The people in front had already been swept down by the waves of bullets. The survivors, instead of getting down, tried to go back to the small square, and the panic became a dragon’s tail as one compact wave ran against another which was moving in the opposite direction, toward the other dragon’s rail in the street across the way, where the machine-guns were also firing nonstop. They were penned in, swirling about in a gigantic whirlwind that little by little was being reduced to its epicenter as the edges were systematically being cut off all around like an onion being peeled by the insatiable and methodical shears of the machine-guns.
When José Arcadio Segundo came to he was lying face up in the darkness. He realized he was riding on an endless and silent train and that his head was caked with dry blood and that all his bones ached. He felt an intolerable desire to sleep.
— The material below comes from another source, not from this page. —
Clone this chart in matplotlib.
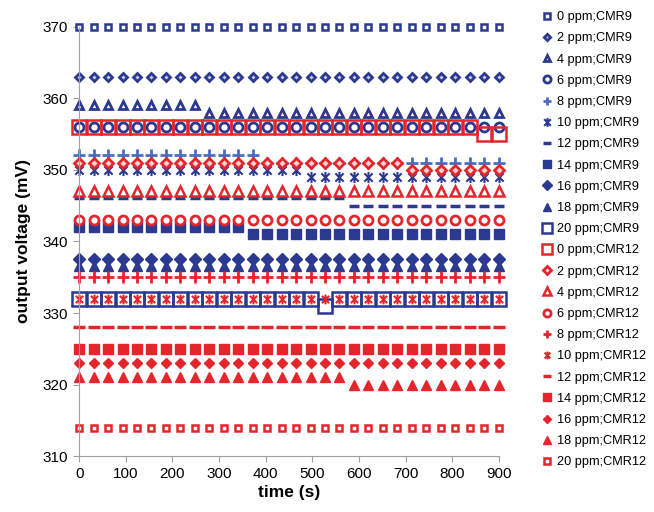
import matplotlib
matplotlib.use('Agg')
import matplotlib.pyplot as plt
from matplotlib.path import Path

plt.rcParams['font.family'] = ['Liberation Sans', 'DejaVu Sans']

# sample times (s)
time_s = [0, 31, 62, 93, 124, 155, 186, 217, 248, 279, 310, 341, 372, 403, 434,
          465, 496, 527, 558, 589, 620, 651, 682, 713, 744, 775, 806, 837, 868, 899]

# output voltage (mV) per concentration, sensor CMR9
cmr9_0 = [370] * 30
cmr9_2 = [363] * 30
cmr9_4 = [359] * 9 + [358] * 21
cmr9_6 = [356] * 30
cmr9_8 = [352] * 13 + [351] * 17
cmr9_10 = [350] * 16 + [349] * 14
cmr9_12 = [346] * 19 + [345] * 11
cmr9_14 = [342] * 12 + [341] * 18
cmr9_16 = [337.5] * 30
cmr9_18 = [336.5] * 30
cmr9_20 = [332] * 17 + [331] + [332] * 12

# output voltage (mV) per concentration, sensor CMR12
cmr12_0 = [356] * 28 + [355] * 2
cmr12_2 = [351] * 23 + [350] * 7
cmr12_4 = [347] * 30
cmr12_6 = [343] * 30
cmr12_8 = [335] * 30
cmr12_10 = [332] * 30
cmr12_12 = [328] * 30
cmr12_14 = [325] * 30
cmr12_16 = [323] * 30
cmr12_18 = [321] * 19 + [320] * 11
cmr12_20 = [314] * 30

blue = '#2b3990'
blue_light = '#4a6cc4'
red = '#e4262c'

# Excel-like "star" marker: X with a vertical bar
star = Path([(0, -1), (0, 1), (-0.75, -0.75), (0.75, 0.75), (-0.75, 0.75), (0.75, -0.75)],
            [Path.MOVETO, Path.LINETO, Path.MOVETO, Path.LINETO, Path.MOVETO, Path.LINETO])

series = [
    (cmr9_0, '0 ppm;CMR9', dict(marker='s', ms=5, mfc='white', mec=blue, mew=1.8)),
    (cmr9_2, '2 ppm;CMR9', dict(marker='D', ms=4, mfc='#c5cbe8', mec=blue, mew=2)),
    (cmr9_4, '4 ppm;CMR9', dict(marker='^', ms=6, mfc='white', mec=blue, mew=2)),
    (cmr9_6, '6 ppm;CMR9', dict(marker='o', ms=6.5, mfc='white', mec=blue, mew=2)),
    (cmr9_8, '8 ppm;CMR9', dict(marker='+', ms=8, mec=blue_light, mew=2)),
    (cmr9_10, '10 ppm;CMR9', dict(marker=star, ms=8, mfc=blue, mec=blue, mew=1.5)),
    (cmr9_12, '12 ppm;CMR9', dict(marker='_', ms=7.5, mec=blue, mew=2.5)),
    (cmr9_14, '14 ppm;CMR9', dict(marker='s', ms=6.5, mfc=blue, mec=blue, mew=1)),
    (cmr9_16, '16 ppm;CMR9', dict(marker='D', ms=6, mfc=blue, mec=blue, mew=1)),
    (cmr9_18, '18 ppm;CMR9', dict(marker='^', ms=6.5, mfc=blue, mec=blue, mew=1)),
    (cmr9_20, '20 ppm;CMR9', dict(marker='s', ms=9.6, mfc='none', mec=blue, mew=1.8)),
    (cmr12_0, '0 ppm;CMR12', dict(marker='s', ms=9.6, mfc='none', mec=red, mew=1.8)),
    (cmr12_2, '2 ppm;CMR12', dict(marker='D', ms=5.5, mfc='#fbd3d3', mec=red, mew=2)),
    (cmr12_4, '4 ppm;CMR12', dict(marker='^', ms=7, mfc='white', mec=red, mew=1.8)),
    (cmr12_6, '6 ppm;CMR12', dict(marker='o', ms=6.5, mfc='white', mec=red, mew=2)),
    (cmr12_8, '8 ppm;CMR12', dict(marker='+', ms=8, mec=red, mew=2)),
    (cmr12_10, '10 ppm;CMR12', dict(marker=star, ms=7, mfc=red, mec=red, mew=1.5)),
    (cmr12_12, '12 ppm;CMR12', dict(marker='_', ms=8, mec=red, mew=2.5)),
    (cmr12_14, '14 ppm;CMR12', dict(marker='s', ms=7, mfc=red, mec=red, mew=1)),
    (cmr12_16, '16 ppm;CMR12', dict(marker='D', ms=5, mfc=red, mec=red, mew=1)),
    (cmr12_18, '18 ppm;CMR12', dict(marker='^', ms=6.5, mfc=red, mec=red, mew=1)),
    (cmr12_20, '20 ppm;CMR12', dict(marker='s', ms=5, mfc='white', mec=red, mew=1.8)),
]

fig = plt.figure(figsize=(6.54, 5.12), dpi=100)
ax = fig.add_axes([0.121, 0.109, 0.642, 0.839])

handles = []
for values, label, style in series:
    h, = ax.plot(time_s, values, linestyle='none', label=label, clip_on=False, **style)
    handles.append(h)

ax.set_xlim(0, 900)
ax.set_ylim(310, 370)
ax.set_xticks(range(0, 901, 100))
ax.set_yticks(range(310, 371, 10))
ax.tick_params(direction='out', length=4, color='#a0a0a0', labelsize=11, pad=4)
for side in ['top', 'right']:
    ax.spines[side].set_visible(False)
for side in ['left', 'bottom']:
    ax.spines[side].set_color('#a0a0a0')

ax.set_xlabel('time (s)', fontsize=12.5, fontweight='bold', labelpad=3)
ax.set_ylabel('output voltage (mV)', fontsize=12.5, fontweight='bold', labelpad=8)

fig.legend(handles=handles, loc='upper left', bbox_to_anchor=(0.827, 0.978),
           frameon=False, fontsize=9.2, handlelength=0.95, handletextpad=0.3,
           labelspacing=0.72, borderpad=0, borderaxespad=0, markerscale=0.8)

fig.savefig('out.png', dpi=100)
Prepared to sleep for many hours, safe from the terror and horror, he made himself comfortable on the side that pained him less, and only then did he discover that he was lying against dead people. Trying to flee from the nightmare, José Arcadio Segundo dragged himself from one car to another in the direction which the train was heading…. When he got to the first car he jumped into the darkness and lay beside the tracks until the train had passed. It was the longest one he had ever seen, with almost two hundred freight cars and a locomotive at both ends and a third in the middle. It had no lights, not even the red and green running lights, and it slipped off with a nocturnal and stealthy velocity. On top of the cars there could be seen the dark shapes of the soldiers with their emplaced machine-guns.
* * *
“There must be 3000 of them” he murmured.
“What?”
“The dead” he clarified, “it must have been the 3000 people who were at the station.”
The woman measured him with a pitying look.
“There haven’t been any dead here.”
He went through the small square by the station and he could find NO TRACE OF MASSACRE.
The official version was finally accepted: there were no dead; the satisfied workers had gone back to their families. At night after taps, [martial law troops] knocked doors down with their rifle butts, hauled suspects out of their beds, and took them off on trips from which there was no return. The search for and extermination of the hoodlums, murderers, arsonists, and rebels of Decree No. 4 was still going on, but the military denied it even to the relatives of the victims who crowded the commandant’s offices in search of news.
“You must have been dreaming,” the officers insisted. “Nothing has happened in Macondo. Nothing has happened, and nothing ever will happen. This is a happy town.” In that way they were finally able to wipe out the union leaders.